FAQ

Find answers to some of the more frequently asked questions on the Forums.

Forums guidelines

Our guidelines keep the Forums a safe place for people to share and learn information.

What career?

MissJ94
Community Member

I just finished up with an appointment with a career advisor and even more confused now.

Im a nurse and i work in aged care. I went into nursing because i wanted to be a midwife. I started midwifery last year and the demands of the course are extreme. You have placement, classes, continuity of care women to follow and more. They warned us its like having a full time job but i thought i have the determination to get it done. But trying to work while study and keep up with those study commitments, be a single mum, its impossible to do. And now im almost tempted to drop out.

Another option is family/child community health. Its an extension of nursing, no shift work, still get to work with the women, babies, families which is similar to the midwifery. Ive done 2 placements in child/family health and loved it. Love it even more than the placements ive had in postnatal and birthing unit.

Having that appointment with the careers advisor just left me questioning so much. Do i go into community? Do i keep going with midwifery? Do i find a different career completely?

I did the job outlook quiz and its all mixed! 40% administration, 20% enterprise, 20% helping, 6% analytical, 6% creative. Plus doing the quiz and the results really depends on my mood. The results are never the same.

I just dont know what i want to do as a career. I hooked on to being a midwife for 10 years because i loved being pregnant and guess i wanted to share that experience with other women by helping them?

When i think of other careers i just think of the worst. That i wont be good at it, i wont enjoy it, ill mess up massively, ill make a fool of myself.

I just want something ill enjoy that doesnt cause too much stress and has a decent pay.

I love gaming but not like i could be a professional gamer. I love to dance and sing but way too old to do that now. Love learning piano but no way id ever get good enough at play it to make a career out of it. I love travelling but cant really do that as a single mum. I love photography but thats too expensive.

Hate this!!

2 Replies 2

romantic_thi3f
Blue Voices Member
Blue Voices Member

Hi MissJ94,

Thank you for sharing this with us. There's a great irony in seeing a careers advisor giving you advice and still not knowing what to do.

I haven't worked as a nurse but I've done a lot of admin/support work and I can see the significant differences between hospital work and community work. Both work with beautiful babies, both support parents, but your day to day is so different.
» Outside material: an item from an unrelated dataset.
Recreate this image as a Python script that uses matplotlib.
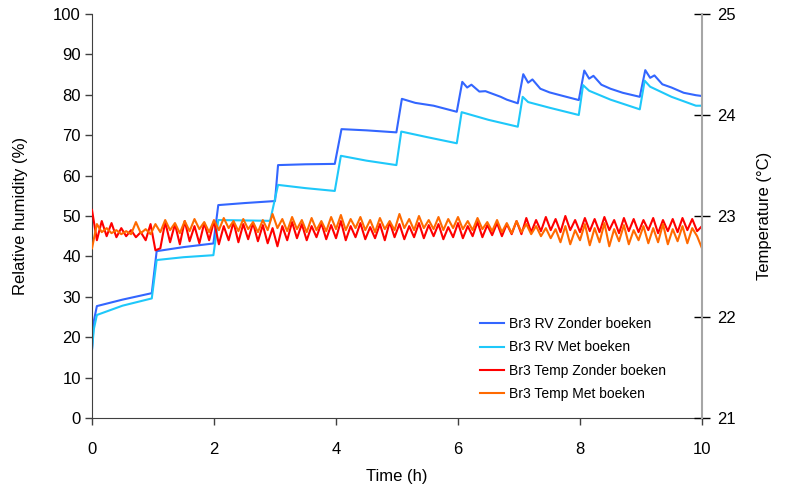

It sounds like you are putting so much pressure on yourself to get this absolutely right. But I've been learning through my own searches that I don't think there is a perfect answer or a perfect path to go down. One of my managers/supervisors told me that 'the worst decision is indecision', which I'm totally guilty of right now!

What would it be like to go for a community job?

I'm not saying that this is what you should do, but I think it's so important to remind yourself that it's okay to not have all the answers. You're also not deciding for 'life' - you're deciding for 'now' which means you can go back to midwifery, or you can decide to follow the side passions.

I'll stop now otherwise I'll start listing photographers who just use their phones, or travellers who are single mums, or 'old' dancers and singers, or gamers who start on Twitch.

I trust you and the decision that you'll make.

rt 🙂

TunnelVision
Community Member

Hi MissJ94. I know the midwifery course you are talking about and it is a hard, hard slog. How much longer have you got to go of your course? Have you talked to your educator about it? All I can say is you must be pretty high achieving because it is quite competitive to get into, but yes it would be really hard to manage as a single parent.

I think you need to consider what is most important to you at the moment, and remember that what is best for you right now is going to change when your child(ren) are older/more independent. There are so many options available to you in nursing that there is almost always something to suit everyone's lifestyle, and if shiftwork does not fit in with what you want for your family right now, maybe community nursing is the right choice. Especially if you say you loved the placements you had there.

There is no shame in putting your course on pause, and working in family/community nursing will actually set you up really well for the midwifery course if you wanted to return to it further down the track. Another option is to go into an administrative based nursing role, eg a staffing role where you're sourcing staff for shift vacancies, looking for roles that work on projects, or research-based roles.

Wish you the best with your decision.